No resulta difícil entender, por tanto, que el visitante llegue al caserío de San Benito con la doble voluntad de admirar la realidad actual de este lugar y, a la vez, su realidad de antaño, pues a pesar de ser ésta ya únicamente imaginable puede aplicarse sobre ella una admiración legítima, sin que importen demasiado los tintes de consuelo. El caso es que esta cuña de La Mancha en tierras valencianas posee ahora una fisonomía agraria marcada por la textura de los campos de trigo y por el verde húmedo de los maizales y de las parcelas dedicadas al nogal masivo. Añádanse los correspondientes almendros, olivos y viñedos diseminados; dibújese el contorno de los cortijos con palomar y el de las terrosas casas de labor agrupadas en el poblado de San Benito; téngase en cuenta el toque cervantino que proporciona un viejo caserón del XVII avariciosamente rodeado por pinos densos; píntese en torno el vuelo de las palomas y escúchese, por último, el balido de las ovejas en los corrales. Se obtendrá así una estampa exacta de lo que nos encontramos en y alrededor de la laguna fantasma de hoy en día.

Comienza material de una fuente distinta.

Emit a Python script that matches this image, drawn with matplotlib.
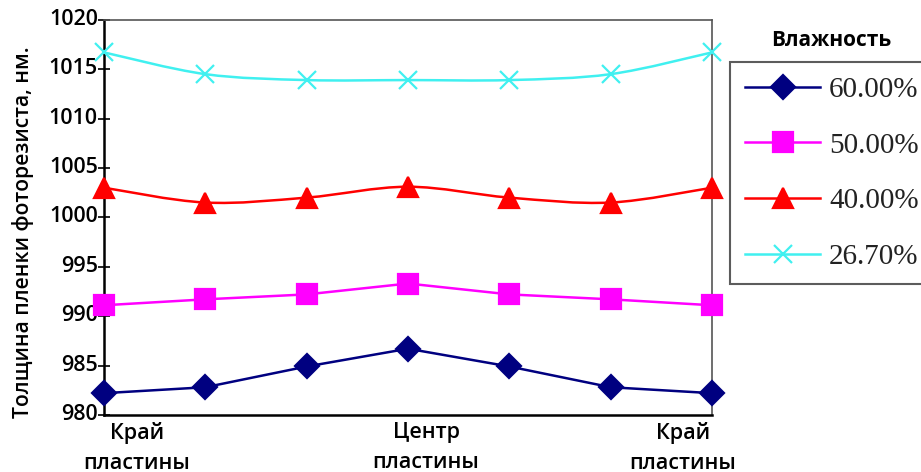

Por su parte, la realidad pasada tiene -en nuestra imaginación- agua, carrizos y espadañas, y una espaciosa estepa circundante. La elevada arenisca del Mugrón, llena de abrigos y agujeros, vigila desde su vértigo los encinares que pueblan las zonas de ladera. Van llegando las bandadas de ánades y gansos, mientras las avutardas apeonan entre el cantueso. Se han ido las cigüeñas. Para sustituirlas en invierno vendrán las grullas, cruzando en lentas flechas el cielo excesivo. Por el sendero andan un hombre y una mula.